Skip to main content
Nathan G. Hale, Jr.
In Memoriam

Nathan G. Hale, Jr.

Professor of History, Emeritus

UC Riverside
1922-2013

Nathan G. Hale, Jr., Professor of History Emeritus at UC Riverside (UCR) passed away peacefully in his sleep on February 17, 2013, in Chico, California. He was born in Sacramento on September 5, 1922, but he spent much of his early life in San Francisco. Professor Hale graduated from the Montezuma Mountain School for Boys in Los Gatos in 1940 and attended Princeton University. He enlisted in the Army in 1941 and served in the Signal Intelligence Service as a Japanese language interpreter and translator. He spent nine months in the Occupation Force in Tokyo after the Second World War was over.
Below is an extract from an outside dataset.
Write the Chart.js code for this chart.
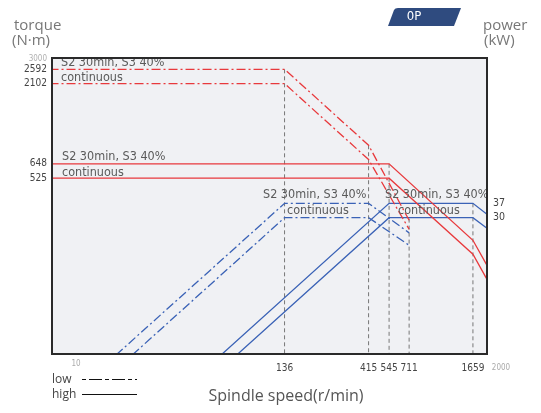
<!DOCTYPE html>
<html>
<head>
<meta charset="utf-8">
<script src="https://cdn.jsdelivr.net/npm/chart.js@4.4.1/dist/chart.umd.min.js"></script>
<style>
  html, body { margin: 0; padding: 0; background: #fff; }
  #wrap { width: 541px; height: 413px; position: relative; }
</style>
</head>
<body>
<div id="wrap"><canvas id="spindleChart"></canvas></div>
<script>
// tick labels
const speedTicks = [136, 415, 545, 711, 1659];
const speedEndLabels = [10, 2000];
const torqueTicks = [3000, 2592, 2102, 648, 525];
const powerTicks = [37, 30];

// low gear torque (dash-dot)
const lowTorqueSpeeds = [6, 136, 415, 711];
const lowS2Torque = [2592, 2592, 851, 283];
const lowContTorque = [2102, 2102, 690, 248];

// high gear torque (solid)
const highTorqueSpeeds = [6, 545, 1659, 2000];
const highS2Torque = [648, 648, 211, 146];
const highContTorque = [525, 525, 172, 119];

// power curves
const lowS2PowerSpeeds = [14.5, 136, 415, 711];
const lowS2Power = [4, 37, 37, 24];
const lowContPowerSpeeds = [18, 136, 415, 711];
const lowContPower = [4, 30, 30, 20];
const highS2PowerSpeeds = [58.5, 545, 1659, 2000];
const highS2Power = [4, 37, 37, 31.5];
const highContPowerSpeeds = [72, 545, 1659, 2000];
const highContPower = [4, 30, 30, 25.7];

// dashed guide lines (speed, torque at top end)
const guideSpeeds = [136, 415, 545, 711, 1659];
const guideTops = [2592, 851, 648, 290, 363];

const torqueMin = 39.8, torqueMax = 3060;
const powerMin = 4.06, powerMax = 312;
const speedMin = 6.2, speedMax = 2000;

const RED = '#e8393c';
const BLUE = '#3a62b6';
const DASHDOT = [9, 3, 2, 3];
const COND = '"DejaVu Sans Condensed", "DejaVu Sans", sans-serif';
const SANS = '"Open Sans", "Noto Sans", sans-serif';

function pts(xs, ys) {
    return xs.map((x, i) => ({ x: x, y: ys[i] }));
}

function curve(xs, ys, color, axis, dashed) {
    return {
        data: pts(xs, ys),
        yAxisID: axis,
        borderColor: color,
        borderWidth: 1.3,
        borderDash: dashed ? DASHDOT : [],
        pointRadius: 0,
        tension: 0,
        fill: false
    };
}

const guides = guideSpeeds.map((s, i) => ({
    data: [{ x: s, y: guideTops[i] }, { x: s, y: torqueMin }],
    yAxisID: 'y',
    borderColor: '#777',
    borderWidth: 1,
    borderDash: [4, 3],
    pointRadius: 0,
    fill: false
}));

const notes = [
    ['S2 30min, S3 40%', 61, 63], ['continuous', 61, 78],
    ['S2 30min, S3 40%', 62, 157], ['continuous', 62, 173],
    ['S2 30min, S3 40%', 263, 195], ['continuous', 287, 211],
    ['S2 30min, S3 40%', 385, 195], ['continuous', 398, 211]
];

const extras = {
    id: 'extras',
    beforeDatasetsDraw(chart) {
        const { ctx, chartArea: a } = chart;
        ctx.save();
        ctx.fillStyle = '#f0f1f4';
        ctx.fillRect(a.left, a.top, a.right - a.left, a.bottom - a.top);
        ctx.restore();
    },
    afterDatasetsDraw(chart) {
        const { ctx, chartArea: a } = chart;
        ctx.save();
        ctx.beginPath();
        ctx.rect(a.left, a.top, a.right - a.left, a.bottom - a.top);
        ctx.clip();
        ctx.fillStyle = '#5a5a5a';
        ctx.font = '12.5px ' + COND;
        ctx.textBaseline = 'middle';
        ctx.textAlign = 'left';
        notes.forEach(n => ctx.fillText(n[0], n[1], n[2]));
        ctx.restore();

        // frame
        ctx.save();
        ctx.strokeStyle = '#2a2a2a';
        ctx.lineWidth = 2;
        ctx.strokeRect(a.left, a.top, a.right - a.left, a.bottom - a.top);
        ctx.restore();
    },
    afterDraw(chart) {
        const ctx = chart.ctx;
        const xs = chart.scales.x;
        ctx.save();

        // axis titles
        ctx.fillStyle = '#777';
        ctx.font = '15px ' + SANS;
        ctx.textAlign = 'left';
        ctx.textBaseline = 'alphabetic';
        ctx.fillText('torque', 14, 30);
        ctx.fillText('(N\u00b7m)', 12, 45);
        ctx.fillText('power', 483, 30);
        ctx.fillText('(kW)', 484, 45);

        ctx.fillStyle = '#555';
        ctx.font = '16px ' + SANS;
        ctx.textAlign = 'center';
        ctx.fillText('Spindle speed(r/min)', 286, 401);

        // light end labels of the speed axis
        ctx.fillStyle = '#aaa';
        ctx.font = '8px ' + COND;
        ctx.textBaseline = 'middle';
        ctx.fillText(String(speedEndLabels[0]), xs.getPixelForValue(speedEndLabels[0]) - 12, 364);
        ctx.fillText(String(speedEndLabels[1]), xs.getPixelForValue(speedEndLabels[1]) + 14, 368);

        // legend
        ctx.fillStyle = '#444';
        ctx.font = '12px ' + SANS;
        ctx.textAlign = 'left';
        ctx.textBaseline = 'alphabetic';
        ctx.fillText('low', 52, 383);
        ctx.fillText('high', 52, 398);
        ctx.strokeStyle = '#111';
        ctx.lineWidth = 1.2;
        ctx.setLineDash([4, 3, 13, 3]);
        ctx.beginPath();
        ctx.moveTo(82, 379.5);
        ctx.lineTo(137, 379.5);
        ctx.stroke();
        ctx.setLineDash([]);
        ctx.beginPath();
        ctx.moveTo(82, 394.5);
        ctx.lineTo(137, 394.5);
        ctx.stroke();

        // OP badge
        ctx.fillStyle = '#2f4b7f';
        ctx.beginPath();
        ctx.moveTo(388, 26);
        ctx.lineTo(394, 10);
        ctx.quadraticCurveTo(395, 8, 398, 8);
        ctx.lineTo(461, 8);
        ctx.lineTo(454, 26);
        ctx.closePath();
        ctx.fill();
        ctx.fillStyle = '#fff';
        ctx.font = '13px ' + COND;
        ctx.textAlign = 'center';
        ctx.textBaseline = 'middle';
        ctx.fillText('0P', 414, 17);

        ctx.restore();
    }
};

new Chart(document.getElementById('spindleChart'), {
    type: 'line',
    plugins: [extras],
    data: {
        datasets: [
            curve(lowTorqueSpeeds, lowS2Torque, RED, 'y', true),
            curve(lowTorqueSpeeds, lowContTorque, RED, 'y', true),
            curve(highTorqueSpeeds, highS2Torque, RED, 'y', false),
            curve(highTorqueSpeeds, highContTorque, RED, 'y', false),
            curve(lowS2PowerSpeeds, lowS2Power, BLUE, 'y2', true),
            curve(lowContPowerSpeeds, lowContPower, BLUE, 'y2', true),
            curve(highS2PowerSpeeds, highS2Power, BLUE, 'y2', false),
            curve(highContPowerSpeeds, highContPower, BLUE, 'y2', false),
            ...guides
        ]
    },
    options: {
        responsive: true,
        maintainAspectRatio: false,
        animation: false,
        layout: { padding: { top: 58, left: 0, right: 0, bottom: 0 } },
        scales: {
            x: {
                type: 'logarithmic',
                min: speedMin,
                max: speedMax,
                bounds: 'data',
                grid: { display: false, drawTicks: false },
                border: { display: false },
                afterBuildTicks: s => { s.ticks = speedTicks.map(v => ({ value: v })); },
                afterFit: s => { s.height = 59; },
                ticks: {
                    autoSkip: false,
                    maxRotation: 0,
                    padding: 8,
                    color: '#444',
                    font: { family: COND, size: 10 },
                    callback: v => String(v)
                }
            },
            y: {
                type: 'logarithmic',
                position: 'left',
                min: torqueMin,
                max: torqueMax,
                bounds: 'data',
                grid: { display: false, drawTicks: false },
                border: { display: false },
                afterBuildTicks: s => { s.ticks = torqueTicks.map(v => ({ value: v })); },
                afterFit: s => { s.width = 52; },
                ticks: {
                    autoSkip: false,
                    padding: 5,
                    color: c => c.tick && c.tick.value === 3000 ? '#b0b0b0' : '#444',
                    font: c => ({ family: COND, size: c.tick && c.tick.value === 3000 ? 8 : 10 }),
                    callback: v => String(v)
                }
            },
            y2: {
                type: 'logarithmic',
                position: 'right',
                min: powerMin,
                max: powerMax,
                bounds: 'data',
                grid: { display: false, drawTicks: false },
                border: { display: false },
                afterBuildTicks: s => { s.ticks = powerTicks.map(v => ({ value: v })); },
                afterFit: s => { s.width = 54; },
                ticks: {
                    autoSkip: false,
                    padding: 6,
                    color: '#444',
                    font: { family: COND, size: 10.5 },
                    callback: v => String(v)
                }
            }
        },
        plugins: {
            legend: { display: false },
            tooltip: { enabled: false }
        }
    }
});
</script>
</body>
</html>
After he left the Army in 1946, he returned to Princeton and served as Valedictorian of the combined classes of 1944-47. He received a Woodrow Wilson Fellowship to study in France at the Sorbonne. After almost a decade's absence, he returned to San Francisco and worked as a reporter for the San Francisco Chronicle. Deciding that academia was his true calling, he attended UC Berkeley and earned a Ph.D. in American History in 1964.

Professor Hale’s work focused on modern American political and cultural thought. His two-volume study of the role of Freudian thought in America remains the definitive work on the subject: Freud and the Americans 1876-1917 (Oxford University Press, 1971) and The Rise and Crisis of Psychoanalysis in the United States,1917-1985 (Oxford University Press, 1995). Professor Hale was one of the owners of the lovely Battle Creek Meadows Ranch, near Lassen Park in Tehama County, which his mother's father had bought in 1894. The stewardship of this property was a major concern of his throughout his life, and he worked tirelessly on land and financial management issues for this ranch. He maintained a home there and spent much of his free time there.

Professor Hale married his beloved wife Ann in 1973 while they were both at UC Berkeley. They lived at various times in Riverside, Berkeley, and Piedmont before moving to Butte Valley outside Chico in 2004. Professor Hale was a life-long piano player, a student of fine arts and classical music, an avid news hound, a splendid horseback rider, an energetic hiker, and an active Episcopalian.

Professor Hale is survived by his wife Ann; his son David and his wife Casey and their two children, Colin and Fiona; and his daughter Elizabeth and her husband Brad Love.